We said somewhere that we thought Why Couples Fight was an important book. Well, it had to happen: a reader challenged us on that. I guess she was weary of overinflated claims—and aren’t we all!—but she emailed us, “Come on! You have good advice, but really! Important? What makes your book all that important?”
Ouch.
It’s understandable. If I went around saying I’m an important person, I’d expect pushback, and I’d deserve it. So isn’t it the same thing with our claim about our book? Shouldn’t you ignore this boast, and shouldn’t I blush with shame at having made it?
No.
What’s the standard for “an important book”? Here’s my standard. A book is important if it has made a major change in society, or if it has the potential to make such a change. Rachel Carson’s The Silent Spring was a book like that. It kick-started the environmental revolution, for crissake! That’s pretty important!!
A much bigger best seller was Men Are from Mars, Women Are from Venus. Was that book important? No. It changed nothing. All it did was validate a bunch of naïve preconceptions about how very different men and women are. Nothing new here, folks. And nothing changed.
Most relationship books aren’t meant to be important in my sense of the word. They’re not intended to change society, just the people who read them. They offer advice, sometimes very good advice. They get the word out about how this works and that doesn't work. Good!
The thing is that we’re so used to seeing relationship books as advice books that we can miss it when one comes along with wildly revolutionary intentions of turning everything upside down. That’s Why Couples Fight: a velvet glove of good advice with an iron fist of revolution inside.
Our blog has largely focused on the good advice part. Now let’s take the gloves off and get to the potential revolution that makes WCF an important book.
The revolution is based on an entirely new idea of who people are, how relationships work, what’s responsible for their falling apart, and what’s necessary to heal them.
Here are the key ingredients in this revolutionary approach:
It’s not who the individuals are in the relationship that causes most of the problems, it’s the dynamics within the relationship itself.
Those dynamics are all about power.
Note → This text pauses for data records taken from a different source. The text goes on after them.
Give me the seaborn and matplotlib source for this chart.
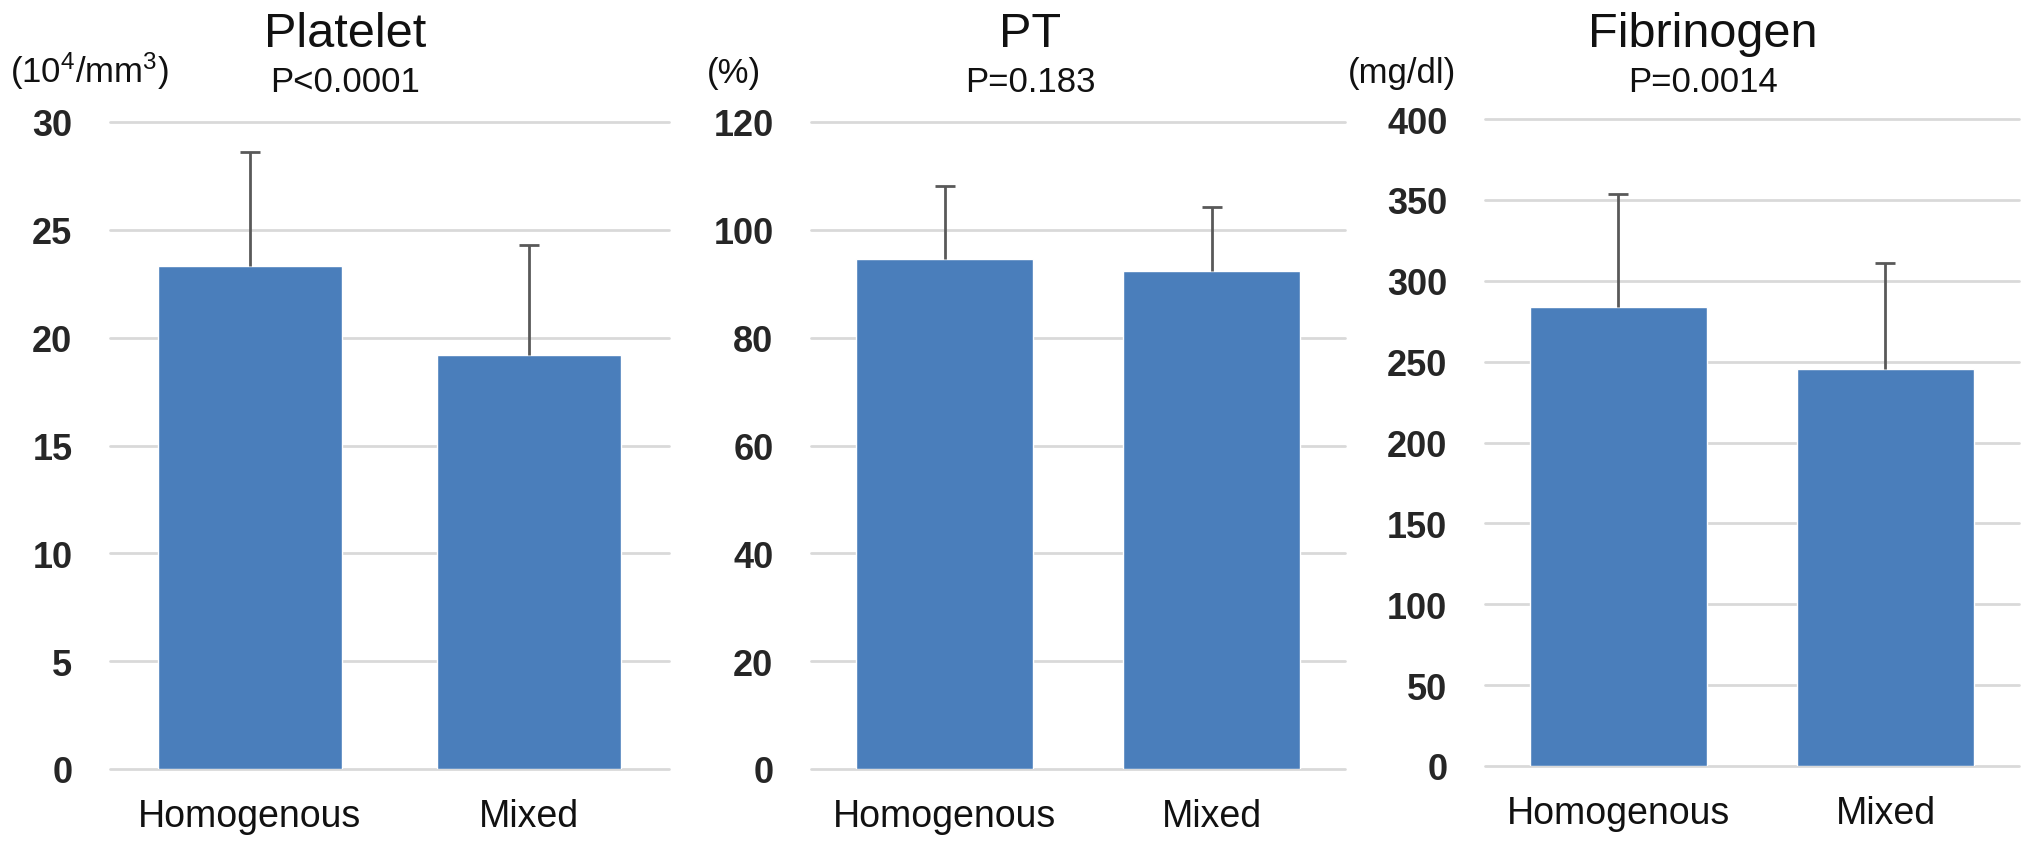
"""
Platelet / PT / Fibrinogen bar charts, Homogenous vs Mixed.
"""

import numpy as np
import pandas as pd
import matplotlib
matplotlib.use("Agg")
import matplotlib.pyplot as plt
import seaborn as sns

categories = ["Homogenous", "Mixed"]

platelet_mean = [23.3, 19.2]
platelet_sd = [5.3, 5.1]

pt_mean = [94.5, 92.4]
pt_sd = [13.7, 11.8]

fib_mean = [283.5, 245.5]
fib_sd = [70.0, 65.7]

titles = ["Platelet", "PT", "Fibrinogen"]
pvalues = ["P<0.0001", "P=0.183", "P=0.0014"]
units = [r"(10$^4$/mm$^3$)", "(%)", "(mg/dl)"]
ymax = [30, 120, 400]
ystep = [5, 20, 50]

sns.set_style("white")
plt.rcParams["font.family"] = ["Liberation Sans", "DejaVu Sans"]
plt.rcParams["mathtext.fontset"] = "custom"
plt.rcParams["mathtext.rm"] = "Liberation Sans"
plt.rcParams["mathtext.default"] = "regular"

W, H = 2031, 853
fig = plt.figure(figsize=(W / 100, H / 100), dpi=100)

# axes boxes in pixels: left, bottom(0 line), width, height
boxes = [(110, 770, 559, 647), (811, 770, 534, 647), (1485, 767, 534, 647)]
title_x = [345, 1030, 1703]
unit_x = [10, 707, 1348]

means = [platelet_mean, pt_mean, fib_mean]
sds = [platelet_sd, pt_sd, fib_sd]

for i in range(3):
    l, b, w, h = boxes[i]
    ax = fig.add_axes([l / W, 1 - b / H, w / W, h / H])
    df = pd.DataFrame({"group": categories, "value": means[i]})
    sns.barplot(data=df, x="group", y="value", color="#4a7ebb", saturation=1,
                width=0.66, errorbar=None, ax=ax, zorder=2)

    err = ax.errorbar([0, 1], means[i], yerr=[[0, 0], sds[i]], fmt="none",
                      ecolor="#595959", elinewidth=2, capsize=7, capthick=2,
                      zorder=3)
    # hide the lower caps (plus-only error bars)
    for cap in err[1]:
        if np.allclose(cap.get_ydata(), means[i]):
            cap.set_visible(False)

    ax.set_ylim(0, ymax[i])
    ax.set_yticks(np.arange(0, ymax[i] + 1, ystep[i]))
    ax.set_xlim(-0.5, 1.5)
    ax.set_axisbelow(True)
    ax.yaxis.grid(True, color="#d9d9d9", linewidth=2)
    ax.xaxis.grid(False)
    for line in ax.get_ygridlines():
        line.set_clip_on(False)
    for s in ax.spines.values():
        s.set_visible(False)
    ax.set_xlabel("")
    ax.set_ylabel("")
    ax.tick_params(axis="y", length=0, pad=27, labelsize=26, labelcolor="#262626")
    ax.tick_params(axis="x", length=0, pad=21, labelsize=27, labelcolor="#111111")
    for t in ax.get_yticklabels():
        t.set_fontweight("bold")

    fig.text(title_x[i] / W, 1 - 47 / H, titles[i], ha="center", va="baseline",
             fontsize=35, color="#111111")
    fig.text(title_x[i] / W, 1 - 92 / H, pvalues[i], ha="center", va="baseline",
             fontsize=25, color="#111111")
    fig.text(unit_x[i] / W, 1 - 83 / H, units[i], ha="left", va="baseline",
             fontsize=25, color="#111111")

fig.savefig("out.png", dpi=100)
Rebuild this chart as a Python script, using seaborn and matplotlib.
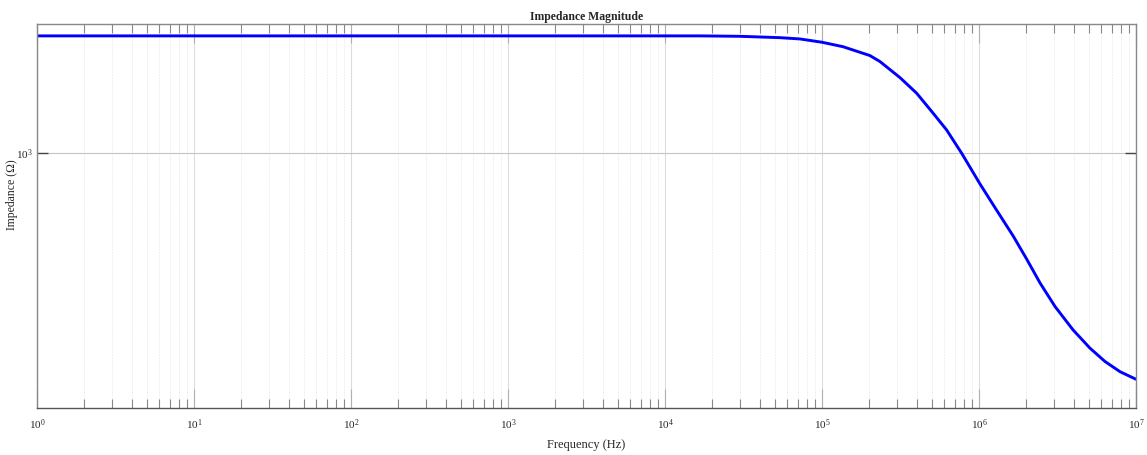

They don’t arise because we want power for itself in most cases. They come from the fact that we can’t stand feeling disempowered.
These dynamics are self-sustaining and self-escalating. They keep going no matter what the people in the relationship want unless those people know how to stop it. They’re self-perpetuating because the things one person does to re-empower themselves will feel like a power move to the other person, who will then need to do something re-empowering. And on, and on, and on...
The power moves that fuel these dynamics don’t require any intention on the part of the person making them. I can make a power move without wanting power or wanting to be making a power move. That’s how easy it can be to do or say something that will launch a power struggle.
These dynamics in general are more powerful than the mere good intentions of the people involved. The inevitability of power moves and the power dynamic will almost always swamp the capabilities of good intentions.
Although this situation is horribly destructive, totally self-sustaining, and present in almost all relationships, it can be stopped in its tracks. It only requires:
Awareness of the role power moves play in your relationship.
Commitment to stopping making power moves.
A total shift in focus away from blaming the other person and toward the process by which you resolve your conflicts.
A use of the 1, 2, 3 approach to working out conflict, where you 1) take the time to understand each other, 2) generate options, and 3) play out how those options might work.
While each person is entitled to needing what they need, and while much of our society is structured around our working things out by individuals fighting for their voices and fighting for their rights, a relationship—something whose premise is love—can only work if the very process of problem-solving is based on mutuality and a sense of working as a team.
The goal is not for me to be me and you to be you, and if it doesn’t work we move on. The goal is to find a way to make room in our relationship for two whole people, or at least to come as close to this as possible.
Why Couples Fight is important because—though it hasn’t happened yet—if enough people were to read our book and, as it outlines, change the way they see themselves and others and the way they work things out with each other, then not only would our marriages be very different and much better, but we’d be living in a different and better world.
Insanely ambitious? Of course. But so are all important, or potentially important, books.